As part of the academic community, students must agree to respect and acknowledge the work and ideas of others. The University's policy on cheating and plagiarism is fully explained in the Digest of Rules and Regulations in the Kent State University Phone Directory. Additional rules and policies are found in the University Policy Register .
It is the policy that cheating or plagiarism results in receiving a failing grade ("F") for the work or for the entire course. Repeat offenses may result in dismissal for the university.
Cheating is defined, in part, as intentionally "to misrepresent the source, nature, or other conditions of academic work so as to accrue undeserved credit, or to cooperate with someone else in such misrepresentation". "Work" includes, for example, exams, papers, reports, projects, assignments, and presentations.
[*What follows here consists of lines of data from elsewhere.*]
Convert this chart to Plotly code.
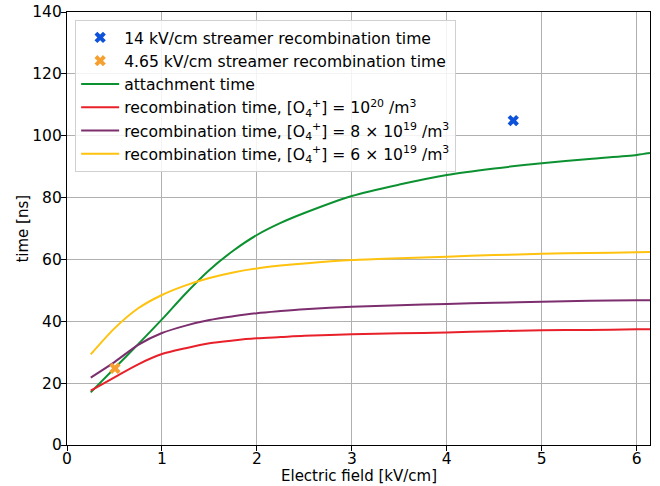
import plotly.graph_objects as go

# electric field [kV/cm]
field = [0.25, 0.5, 0.75, 1.0, 1.25, 1.5, 1.75, 2.0, 2.25, 2.5, 3.0, 3.5, 4.0, 4.5, 5.0, 5.5, 6.0, 6.14]

# times [ns]
attachment = [17.0, 24.8, 32.6, 40.6, 49.0, 56.6, 62.8, 67.9, 71.8, 75.0, 80.5, 84.2, 87.3, 89.4, 91.1, 92.5, 93.8, 94.4]
recomb_1e20 = [17.6, 21.9, 26.1, 29.4, 31.3, 32.9, 33.8, 34.5, 34.9, 35.3, 35.8, 36.1, 36.4, 36.8, 37.1, 37.2, 37.4, 37.4]
recomb_8e19 = [21.8, 26.8, 32.4, 36.2, 38.6, 40.4, 41.6, 42.6, 43.3, 43.9, 44.7, 45.2, 45.6, 46.0, 46.3, 46.6, 46.8, 46.8]
recomb_6e19 = [29.3, 37.7, 44.2, 48.5, 51.6, 54.0, 55.8, 57.1, 58.0, 58.7, 59.8, 60.4, 60.9, 61.4, 61.8, 62.1, 62.3, 62.4]

streamer_14_x = [4.7]
streamer_14_y = [104.9]
streamer_465_x = [0.505]
streamer_465_y = [24.8]

FONT = "DejaVu Sans"

fig = go.Figure()

fig.add_trace(go.Scatter(
    x=field, y=attachment, mode="lines", legendrank=3,
    line=dict(color="#0c9130", width=2, shape="spline", smoothing=0.8),
    name="attachment time"
))
fig.add_trace(go.Scatter(
    x=field, y=recomb_1e20, mode="lines", legendrank=4,
    line=dict(color="#e8202a", width=2, shape="spline", smoothing=0.8),
    name="recombination time, [O<sub>4</sub><sup>+</sup>] = 10<sup>20</sup> /m<sup>3</sup>"
))
fig.add_trace(go.Scatter(
    x=field, y=recomb_8e19, mode="lines", legendrank=5,
    line=dict(color="#7d2e6e", width=2, shape="spline", smoothing=0.8),
    name="recombination time, [O<sub>4</sub><sup>+</sup>] = 8 × 10<sup>19</sup> /m<sup>3</sup>"
))
fig.add_trace(go.Scatter(
    x=field, y=recomb_6e19, mode="lines", legendrank=6,
    line=dict(color="#ffc20e", width=2, shape="spline", smoothing=0.8),
    name="recombination time, [O<sub>4</sub><sup>+</sup>] = 6 × 10<sup>19</sup> /m<sup>3</sup>"
))
# markers drawn on top of the curves but listed first in the legend
fig.add_trace(go.Scatter(
    x=streamer_14_x, y=streamer_14_y, mode="markers", legendrank=1,
    name="14 kV/cm streamer recombination time",
    marker=dict(symbol="x", size=10, color="#0d52d9")
))
fig.add_trace(go.Scatter(
    x=streamer_465_x, y=streamer_465_y, mode="markers", legendrank=2,
    name="4.65 kV/cm streamer recombination time",
    marker=dict(symbol="x", size=10, color="#f5a030")
))

axis_common = dict(
    showgrid=True, gridcolor="#b0b0b0", gridwidth=1,
    showline=True, linecolor="black", linewidth=1.2, mirror=True,
    ticks="outside", ticklen=5, tickcolor="black",
    tickfont=dict(family=FONT, size=15.5, color="black"),
    zeroline=False, automargin=False,
)

fig.update_xaxes(range=[0, 6.14], dtick=1, ticklabelstandoff=-6, **axis_common)
fig.update_yaxes(range=[0, 140], dtick=20, ticklabelstandoff=-4, **axis_common)

# axis titles placed as annotations to sit close to the tick labels
fig.add_annotation(text="Electric field [kV/cm]", xref="paper", yref="paper",
                   x=0.5, y=-0.071, xanchor="center", yanchor="middle",
                   showarrow=False, font=dict(family=FONT, size=15))
fig.add_annotation(text="time [ns]", xref="paper", yref="paper",
                   x=-0.077, y=0.5, xanchor="center", yanchor="middle", textangle=-90,
                   showarrow=False, font=dict(family=FONT, size=15))

fig.update_layout(
    width=660, height=486,
    margin=dict(l=67, r=10, t=12, b=41),
    plot_bgcolor="white", paper_bgcolor="white",
    font=dict(family=FONT, color="black"),
    legend=dict(
        x=0.014, y=0.982, xanchor="left", yanchor="top",
        bgcolor="rgba(255,255,255,0.85)", bordercolor="#d0d0d0", borderwidth=1,
        font=dict(family=FONT, size=15.6), tracegroupgap=0, itemwidth=38,
    ),
)

# drop the default body margin so the figure sits at the page's top-left corner
fig.write_html("out.html", config={"displayModeBar": False},
               post_script="document.body.style.margin='0px';")
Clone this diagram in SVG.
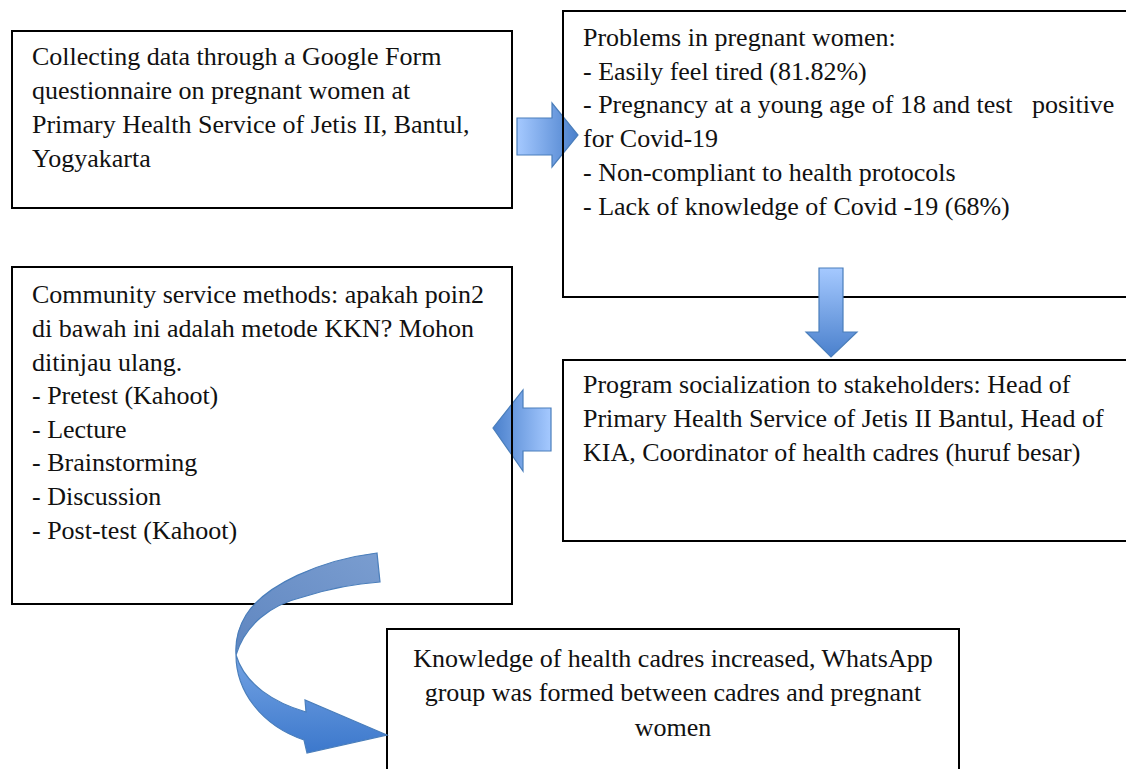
<svg xmlns="http://www.w3.org/2000/svg" width="1126" height="769" viewBox="0 0 1126 769">
<style>
.box{fill:none;stroke:#000;stroke-width:2}
.t{font-size:26px;fill:#111;white-space:pre}
.arr{stroke:#4a7ebb;stroke-width:1.2;stroke-linejoin:miter}
</style>
<defs>
<linearGradient id="gR" x1="0" y1="0" x2="1" y2="0"><stop offset="0" stop-color="#a5c9ff"/><stop offset="1" stop-color="#4a80cc"/></linearGradient>
<linearGradient id="gD" x1="0" y1="0" x2="0" y2="1"><stop offset="0" stop-color="#a5c9ff"/><stop offset="1" stop-color="#4a80cc"/></linearGradient>
<linearGradient id="gL" x1="1" y1="0" x2="0" y2="0"><stop offset="0" stop-color="#a5c9ff"/><stop offset="1" stop-color="#4a80cc"/></linearGradient>
<linearGradient id="gCT" x1="1" y1="0" x2="0" y2="1"><stop offset="0" stop-color="#7a9dd0"/><stop offset="1" stop-color="#5f86c0"/></linearGradient>
<linearGradient id="gCB" x1="0" y1="0" x2="0" y2="1"><stop offset="0" stop-color="#74a3e3"/><stop offset="1" stop-color="#3c78cc"/></linearGradient>
</defs>
<g id="connectors-under">
<path class="arr" fill="url(#gR)" d="M517,118 L552,118 L552,103 L578,135 L552,167 L552,155 L517,155 Z"/>
<path class="arr" fill="url(#gL)" d="M551,408 L523,408 L523,390 L493,428 L523,471 L523,451 L551,451 Z"/>
</g>
<g font-family="Liberation Serif, DejaVu Serif, serif">
<g id="n1"><rect class="box" x="12" y="31" width="500" height="177"/>
<text class="t" x="32" y="65">Collecting data through a Google Form</text>
<text class="t" x="32" y="99">questionnaire on pregnant women at</text>
<text class="t" x="32" y="133">Primary Health Service of Jetis II, Bantul,</text>
<text class="t" x="32" y="167">Yogyakarta</text></g>
<g id="n2"><rect class="box" x="563" y="11" width="600" height="286"/>
<text class="t" x="583" y="46">Problems in pregnant women:</text>
<text class="t" x="583" y="80">- Easily feel tired (81.82%)</text>
<text class="t" x="583" y="113">- Pregnancy at a young age of 18 and test   positive</text>
<text class="t" x="583" y="147">for Covid-19</text>
<text class="t" x="583" y="181">- Non-compliant to health protocols</text>
<text class="t" x="583" y="215">- Lack of knowledge of Covid -19 (68%)</text></g>
<g id="n3"><rect class="box" x="12" y="267" width="500" height="337"/>
<text class="t" x="32" y="303">Community service methods: apakah poin2</text>
<text class="t" x="32" y="337">di bawah ini adalah metode KKN? Mohon</text>
<text class="t" x="32" y="371">ditinjau ulang.</text>
<text class="t" x="32" y="404">- Pretest (Kahoot)</text>
<text class="t" x="32" y="438">- Lecture</text>
<text class="t" x="32" y="471">- Brainstorming</text>
<text class="t" x="32" y="505">- Discussion</text>
<text class="t" x="32" y="539">- Post-test (Kahoot)</text></g>
<g id="n4"><rect class="box" x="563" y="360" width="600" height="181"/>
<text class="t" x="583" y="393">Program socialization to stakeholders: Head of</text>
<text class="t" x="583" y="427">Primary Health Service of Jetis II Bantul, Head of</text>
<text class="t" x="583" y="461">KIA, Coordinator of health cadres (huruf besar)</text></g>
<g id="n5"><rect class="box" x="387" y="629" width="572" height="200"/>
<text class="t" x="673" y="667" text-anchor="middle">Knowledge of health cadres increased, WhatsApp</text>
<text class="t" x="673" y="701" text-anchor="middle">group was formed between cadres and pregnant</text>
<text class="t" x="673" y="736" text-anchor="middle">women</text></g>
</g>
<g id="connectors">
<path class="arr" fill="url(#gD)" d="M819,268 L843,268 L843,332 L857,332 L831,357 L806,332 L819,332 Z"/>
<path class="arr" fill="url(#gCB)" d="M236,655 C236,690 260,725 304,740 L307,753 L387,735 L305,700 L306,712 C275,703 245,685 236,655 Z"/>
<path class="arr" fill="url(#gCT)" d="M377,553 C320,560 265,585 246,615 C238,628 235,640 236,655 C245,625 270,605 303,597 C325,590 350,584 380,582 Z"/>
</g>
</svg>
Falsifying experimental data or information is cheating. Cooperating with another person to do any of the above is defined as cheating.
Plagiarism means "to take and present as one's own ideas or words of another person" and includes "the copying of words, sentences, or paragraphs directly form the work of another person without proper credit" or "the copying of illustrations, figures, photographs, drawings, models, or other visual and nonverbal materials without proper credit".
How to avoid plagiarism? Give credit where it is due if you use another person's idea, data, visual information, or statements, including World Wide Web sources. Give credit for quotations of another person's written, spoken, or visual information. If information is taken from written material directly, without change, it must be enclosed in quotation marks. Give credit for information that you paraphrase. CAUTION: be sure you are paraphrasing and not just rearranging words or changing a few words in the text. A paraphrase expresses someone else's idea in your words. Sources must be documented. Give credit for facts that are not common knowledge. Common knowledge refers to facts that are probably known by many people and are found in many places. Common knowledge facts do not need to be documented.
For more information on plagiarism click here.
Collaborative work is often encouraged in some classes and laboratory activities. It is acceptable to work together to collect and to share data and to discuss findings if the instructor approves. However, unless told otherwise, the actual final submission of any work must be your own work. Do not copy your answers from someone else or write a group paper unless you have permission from the instructor.